Letters to the Editor for June 7, 2013

Published: Friday, June 7, 2013 at 6:01 a.m.
Last Modified: Thursday, June 6, 2013 at 4:44 p.m.

Appropriate locations

We are strongly opposed to the building of Prairie View Solar Park for three reasons: 1) It is completely incompatible with current land use in this part of the county. 2) It eliminates the possibility of having trees in a very large area of the Paynes Prairie buffer. 3) It introduces an increased likelihood for traffic on a narrow country road.

We have rented or owned property in the Rocky Point Road area since 1972. The northern margin of Paynes Prairie between I-75 and U.S. 441 has always been an area of agriculture, silviculture and single-family residences. There has never been any industrial development there.

The continuity of a canopy, even broken by low-density housing, is preferable to this large solar array. Even clearing of the 9.18 acres for pasture would be preferable to the array.

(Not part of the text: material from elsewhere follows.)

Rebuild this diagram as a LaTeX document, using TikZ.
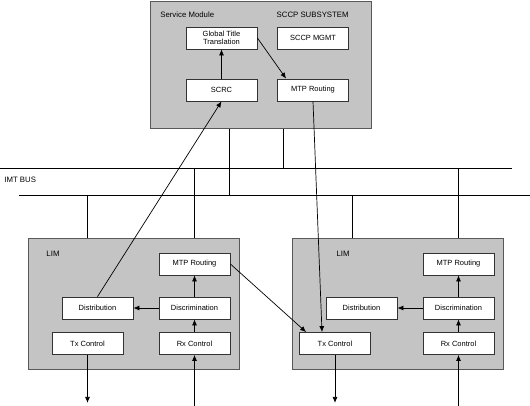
\documentclass[tikz,border=0pt]{standalone}
\usepackage{fontspec}
\setmainfont{Liberation Sans}
\usetikzlibrary{arrows.meta}
\tikzset{
  blk/.style={draw=black!80, fill=white, line width=0.8pt, minimum width=71pt, minimum height=22pt, inner sep=0pt, font=\fontsize{7.5}{8.5}\selectfont, align=center},
  card/.style={draw=black!65, fill=black!23, line width=1pt, inner sep=0pt},
  lbl/.style={font=\fontsize{7.8}{9}\selectfont, inner sep=0pt},
  arr/.style={-{Latex[length=6pt,width=5pt]}, line width=0.7pt},
}
\begin{document}
\begin{tikzpicture}[x=1pt,y=-1pt,line width=0.7pt]
\useasboundingbox (0,0) rectangle (530,406);
% service module
\node[card, minimum width=221pt, minimum height=127pt] (svc) at (260.5,65.5) {};
\node[lbl, anchor=west] (svcname) at (160,15) {Service Module};
\node[lbl, anchor=east] (sccp) at (349,15) {SCCP SUBSYSTEM};
\node[blk] (gtt) at (221.5,38) {Global Title\\Translation};
\node[blk] (mgmt) at (313,38) {SCCP MGMT};
\node[blk] (scrc) at (221.5,90) {SCRC};
\node[blk] (mtp) at (313,90) {MTP Routing};
\draw[arr] (scrc) -- (gtt);
\draw[arr] (gtt.east) -- ([xshift=9pt]mtp.north west);
% IMT bus
\coordinate (bus1w) at (0,168);
\coordinate (bus1e) at (512,168);
\coordinate (bus2w) at (19,195);
\coordinate (bus2e) at (530,195);
\draw (bus1w) -- (bus1e);
\draw (bus2w) -- (bus2e);
\node[lbl, anchor=west] (imt) at (4,180) {IMT BUS};
\coordinate (sv1) at (229,129);
\coordinate (sv2) at (283,129);
\draw (sv1) -- (sv1 |- bus2w);
\draw (sv2) -- (sv2 |- bus1w);
% line interface modules
\foreach \s/\dx/\lx/\tx in {a/0/53/87.5, b/264/343/335} {
  \node[card, minimum width=211pt, minimum height=131pt] (lim\s) at (133.5+\dx,303.5) {};
  \node[lbl] (limname\s) at (\lx,254) {LIM};
  \node[blk] (mtp\s) at (194.5+\dx,264) {MTP Routing};
  \node[blk] (dist\s) at (97.5+\dx,308) {Distribution};
  \node[blk] (disc\s) at (194.5+\dx,308) {Discrimination};
  \node[blk] (tx\s) at (\tx,343.5) {Tx Control};
  \node[blk] (rx\s) at (194.5+\dx,343.5) {Rx Control};
  \draw[arr] (disc\s) -- (dist\s);
  \draw[arr] (disc\s) -- (mtp\s);
  \draw[arr] (rx\s) -- (disc\s);
  \path (tx\s.south) ++(0,48) coordinate (out\s);
  \path (rx\s.south) ++(0,51) coordinate (in\s);
  \draw[arr] (tx\s) -- (out\s);
  \draw[arr] (in\s) -- (rx\s);
}
\foreach \x/\b/\l in {87/bus2w/lima, 194/bus1w/lima, 352/bus2w/limb, 458/bus1w/limb} {
  \coordinate (tp) at (\x,0);
  \draw (tp |- \b) -- (tp |- \l.north);
}
% paths between modules
\draw[arr] (dista.north) -- (scrc.south);
\draw[arr] (mtp.south) -- ([xshift=-13pt]txb.north);
\draw[arr] (mtpa.east) -- ([xshift=7pt]txb.north west);
\end{tikzpicture}
\end{document}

Surely there are dozens if not hundreds of more appropriate locations for this solar park elsewhere in the county.

Peter and Anne Meylan,


Needs change

The City Commission's vote to move forward on the payment of $1 million from Nathan Collier to purchase land which was to be preserved in perpetuity has been on my mind recently.

In January 2013, the Nature Centers Commission voted against such a sale and the commission chair wrote a letter that pointed out that there is the expectation that conservation lands would be protected indefinitely. But this is not what is going to happen. The preserved lands will in all likelihood be given to Collier so that he can have a buffer for more privacy.

There is no way that future lands can be protected in perpetuity for the public once a transaction such as this occurs. The idea that the Collier family will protect these lands forever is a very nice promise but one which cannot be honored in this way.

Families change and their needs change. And agreements can be forgotten.

Joyce Dewsbury,


Clear and shameful

Just when I think I am too cynical about the bias of The Gainesville Sun, I realize I am not cynical enough. The lack of coverage afforded to a serious attack against our laws and Constitution by President Obama and his appointees is shocking.

Last weekend it was reported elsewhere that the Ohio IRS agents testified under oath that they were following orders from Washington. Newsworthy? Not to The Sun.

Were a Republican president to have used the IRS to attack political opponents, it would have been newsworthy. I would have thought, silly me, that even The Sun would have taken a strong editorial position condemning Obama's attacks against freedom of the press. No other administration has ever gone after reporters rather than leakers.

I guess the freedom of the press is only of real concern when the heavy-handed boot of government is attacking views you support. That is now clear and shameful.

Edward B. Harmon,


Nothing is free

Federal government grants and handouts are not going to get this once great country back on its feet. They're weighing us down and setting us back. How about showing some fiscal responsibility to hard-working American taxpayers and just say no?

Lest you forget, it's our money you're spending. Nothing is free. Recipients of our money can easily become users for life. That's enabling. The federal government has become like a drug dealer in this scenario and it's a disservice to everyone involved. These cash addicts are the last ones to ask for help and they need it. I am so tired of hearing the elected officials state, "If we do not take the funds, some other city/state will," so let them get more in debt.

To all our elected officials — it's time to remember who put you in office. For the nonessential programs, just say no.